Supreme Court Affirms that Indirect Competitors Can Allege False Advertising Claims
Posted on Mar 31, 2014 in Blog
The Supreme Court has affirmed that false or misleading advertising claims under the Lanham Act can be brought by plaintiffs other than direct competitors. In Lexmark Int’l, Inc. v. Static Control Components, Inc., No. 12-873 (2014) , the Supreme Court declined to adopt any of the different circuit court tests for a cause of action under the Lanham Act: (1) the multifactor balancing test, (2) the direct-competitor test and (3) the reasonable interest test.

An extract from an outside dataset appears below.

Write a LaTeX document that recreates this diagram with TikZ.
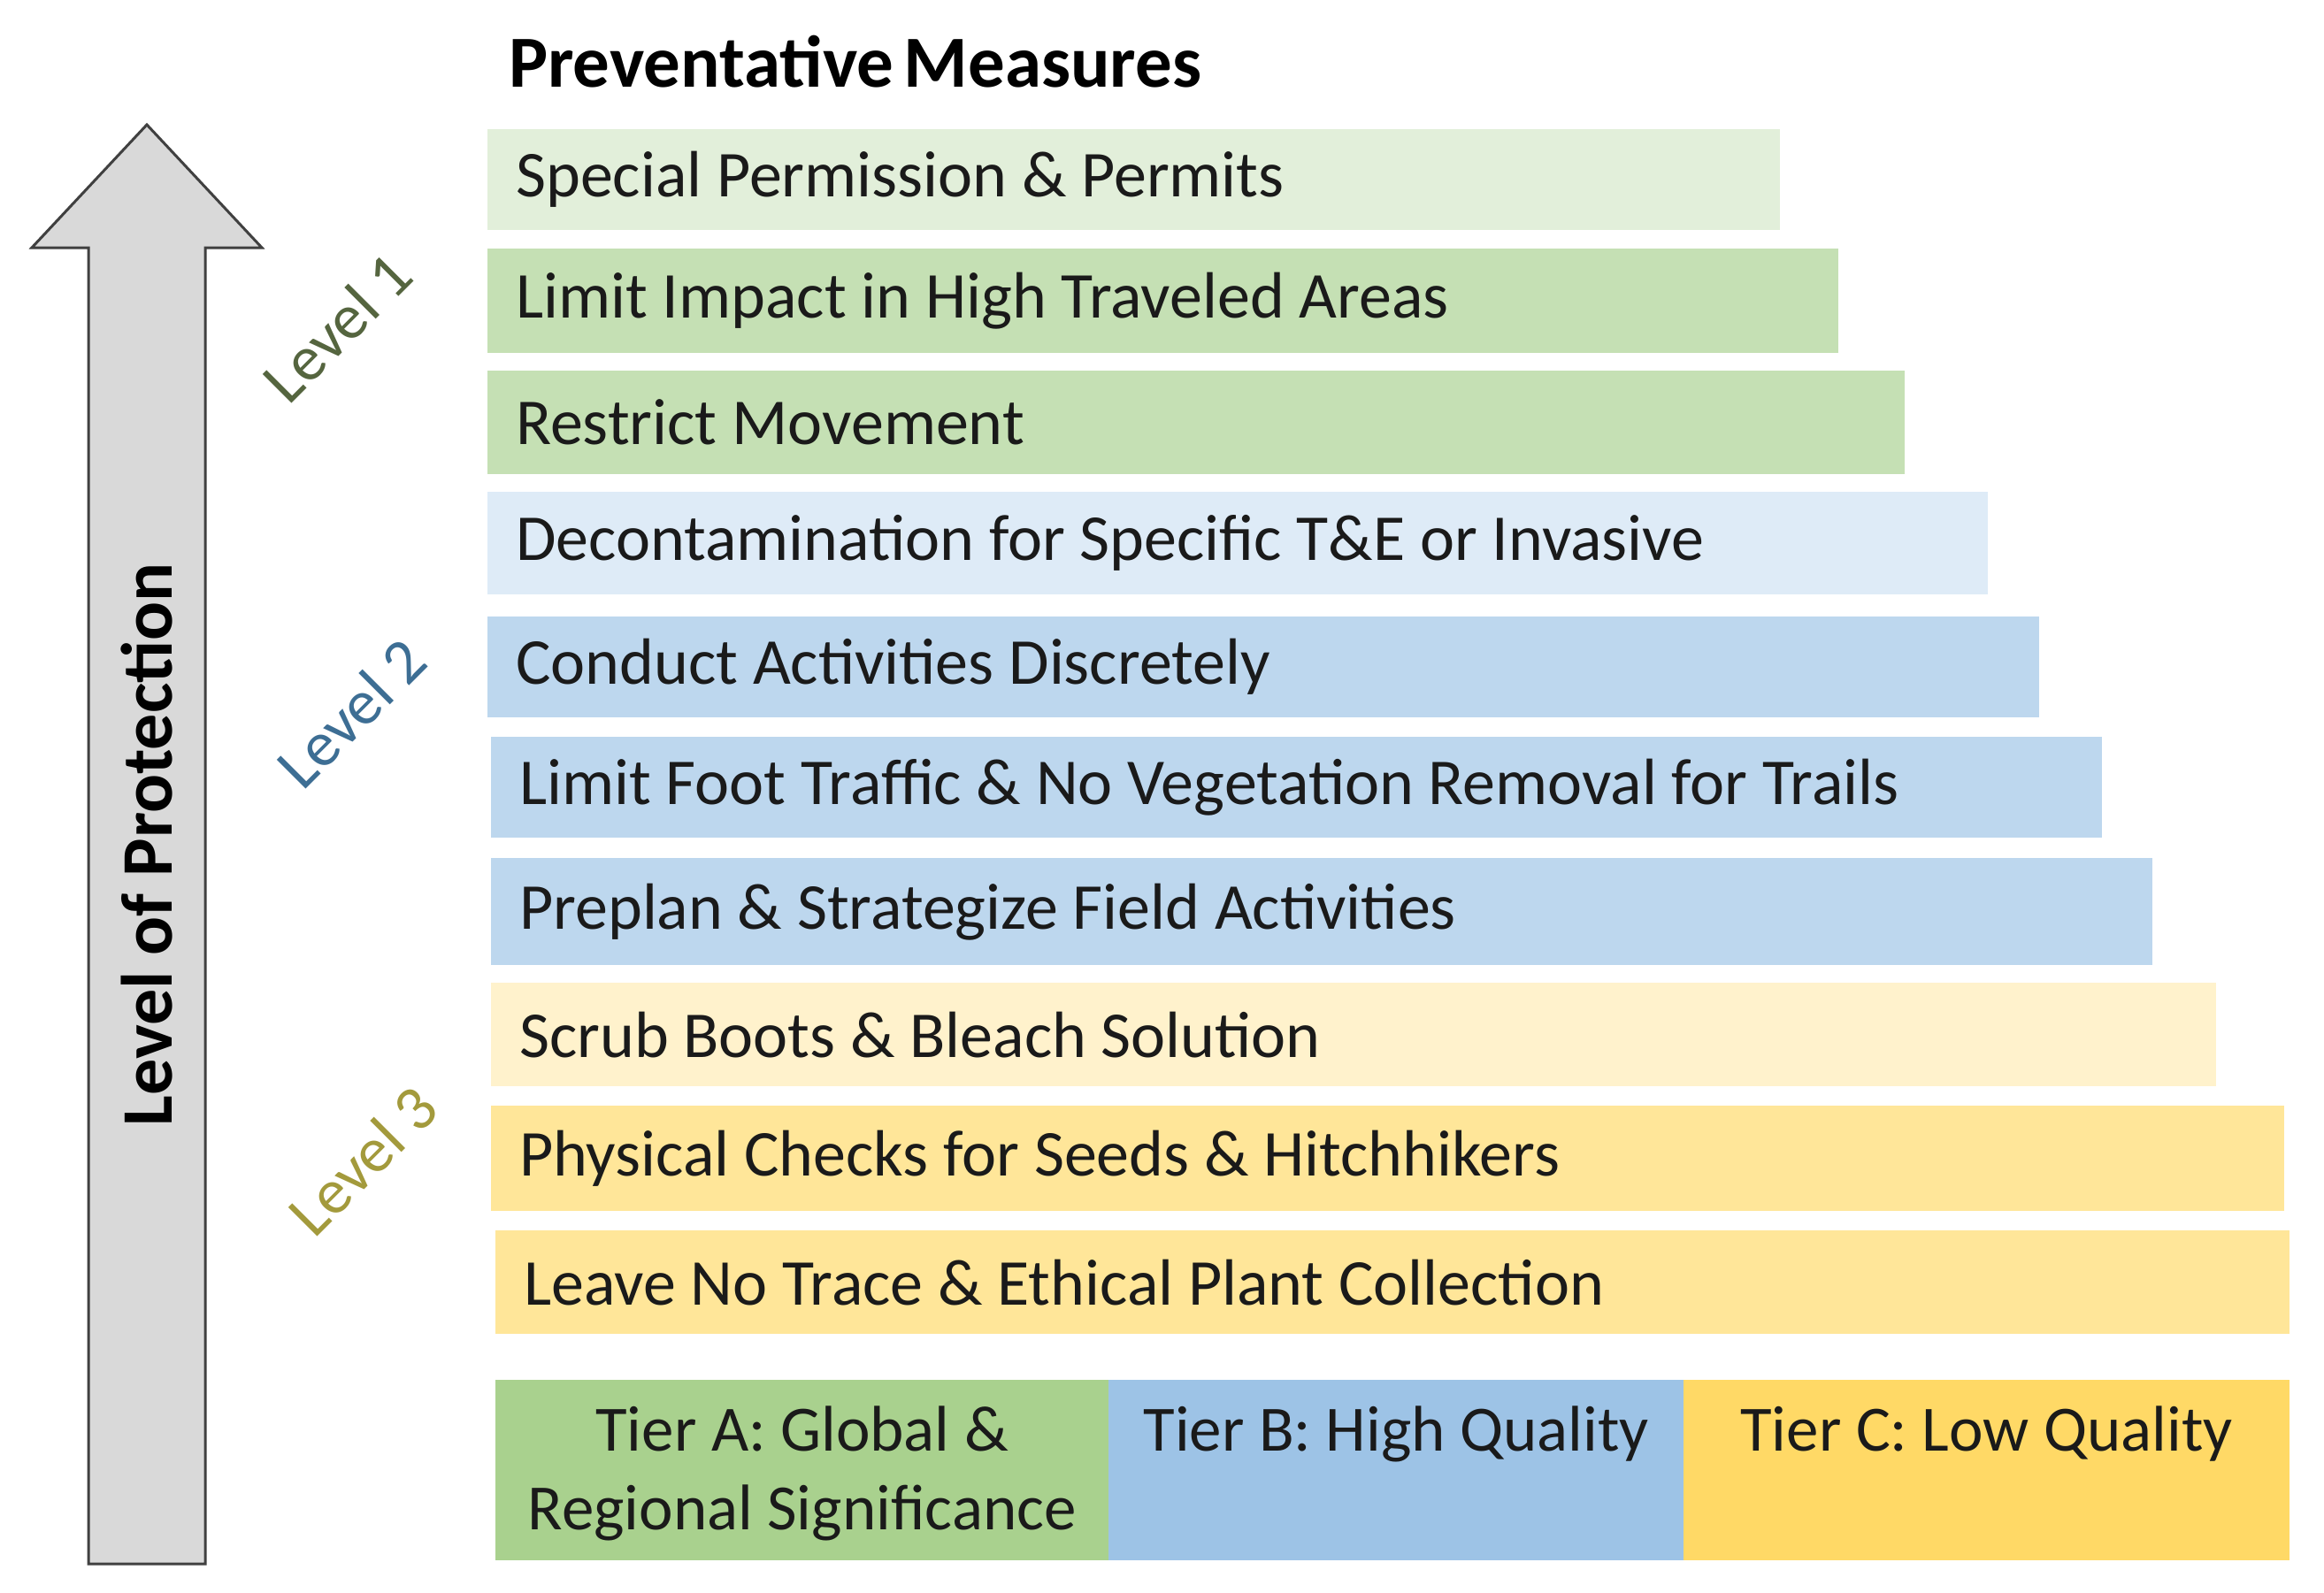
\documentclass[tikz,border=0pt]{standalone}
\usepackage{fontspec}
\setmainfont{Carlito}
\definecolor{gA}{HTML}{E2EFDA}
\definecolor{gB}{HTML}{C5E0B4}
\definecolor{bA}{HTML}{DEEBF7}
\definecolor{bB}{HTML}{BDD7EE}
\definecolor{yA}{HTML}{FFF2CC}
\definecolor{yB}{HTML}{FFE699}
\definecolor{tA}{HTML}{A9D18E}
\definecolor{tB}{HTML}{9DC3E6}
\definecolor{tC}{HTML}{FFD966}
\definecolor{arrfill}{HTML}{D9D9D9}
\definecolor{arrline}{HTML}{404040}
\definecolor{lvA}{HTML}{55653F}
\definecolor{lvB}{HTML}{3D6E94}
\definecolor{lvC}{HTML}{A39A3C}
\definecolor{txt}{HTML}{1A1A1A}
\newcommand{\tightsp}{\spaceskip=0.14em plus 0.05em\relax}
\newcommand{\natsp}{\spaceskip=0pt\xspaceskip=0pt\relax}
\tikzset{
  barbox/.style={draw=none, anchor=north west, inner xsep=32pt, inner ysep=0pt,
    align=left, font=\fontsize{74}{84}\selectfont, text=txt},
  tierbox/.style={anchor=north, inner sep=0pt, align=center,
    font=\fontsize{73}{89}\selectfont, text=txt},
  tierfill/.style={anchor=north west, minimum height=204, inner sep=0pt},
  lvl/.style={rotate=45, font=\fontsize{72}{80}\selectfont, inner sep=0pt}
}
\newcommand{\barnode}[7]{% name, x1, y1, x2, y2, colour, text
  \node[barbox, fill=#6, minimum width={#4-#2}, minimum height={#5-#3},
        text width={#4-#2-64}] (#1) at (#2,#3) {\natsp #7};}
\begin{document}
\begin{tikzpicture}[x=1pt,y=-1pt]
\useasboundingbox (0,0) rectangle (2627,1801);
\fill[white] (0,0) rectangle (2627,1801);
% title
\node[anchor=west, inner sep=0pt, font=\fontsize{83}{90}\selectfont\bfseries\tightsp] (title) at (575,70) {Preventative Measures};
% arrow
\draw[fill=arrfill, draw=arrline, line width=3pt, line join=miter]
  (100,1768) -- (100,280) -- (36,280) -- (166,141) -- (296,280) -- (232,280) -- (232,1768) -- cycle;
\node[rotate=90, inner sep=0pt, font=\fontsize{82}{90}\selectfont\bfseries] (lop) at (166,955) {Level of Protection};
% level labels
\node[lvl, text=lvA] (l1) at (381,370) {Level 1};
\node[lvl, text=lvB] (l2) at (397,806) {Level 2};
\node[lvl, text=lvC] (l3) at (410,1312) {Level 3};
% bars
\barnode{b1}{551}{146}{2012}{260}{gA}{Special Permission \& Permits}
\barnode{b2}{551}{281}{2078}{399}{gB}{Limit Impact in High Traveled Areas}
\barnode{b3}{551}{419}{2153}{536}{gB}{Restrict Movement}
\barnode{b4}{551}{556}{2247}{672}{bA}{Decontamination for Specific T\&E or Invasive}
\barnode{b5}{551}{697}{2305}{811}{bB}{Conduct Activities Discretely}
\barnode{b6}{555}{833}{2376}{947}{bB}{Limit Foot Traffic \& No Vegetation Removal for Trails}
\barnode{b7}{555}{970}{2433}{1091}{bB}{Preplan \& Strategize Field Activities}
\barnode{b8}{555}{1111}{2505}{1228}{yA}{Scrub Boots \& Bleach Solution}
\barnode{b9}{555}{1250}{2582}{1369}{yB}{Physical Checks for Seeds \& Hitchhikers}
\barnode{b10}{560}{1391}{2588}{1508}{yB}{Leave No Trace \& Ethical Plant Collection}
% tiers
\node[tierfill, fill=tA, minimum width=693] (ta) at (560,1560) {};
\node[tierfill, fill=tB, minimum width=650] (tb) at (1253,1560) {};
\node[tierfill, fill=tC, minimum width=685] (tc) at (1903,1560) {};
\node[tierbox] (tat) at ([yshift=-30pt]ta.north) {\natsp Tier A: Global \&\\Regional Significance};
\node[tierbox] (tbt) at ([yshift=-30pt]tb.north) {\natsp Tier B: High Quality};
\node[tierbox] (tct) at ([yshift=-30pt]tc.north) {\natsp Tier C: Low Quality};
\end{tikzpicture}
\end{document}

Instead, the Supreme Court espoused the principles of “zone of interest” and “proximate cause.” A plaintiff has a cause of action under the Lanham Act if the cause of action falls within the zone of interest of the Lanham Act in that there is “an injury to a commercial interest in reputation or sales” and there is a showing of “proximate cause”. Ordinarily, this can be shown with evidence of “economic or reputational injury flowing directly from the deception wrought by the defendant’s advertising; and that occurs when deception of consumers causes them to withhold trade from the plaintiff.” In this case, Static Control, a non-direct competitor who sold microchips allowing remanufacturers (the direct competitors of Lexmark) to refurbish Lexmark toner cartridges, has a cause of action under the Lanham Act alleging that Lexmark falsely advertised that Static Control infringed Lexmark’s patents, where the microchips were necessary for and only used to refurbish Lexmark toner cartridges.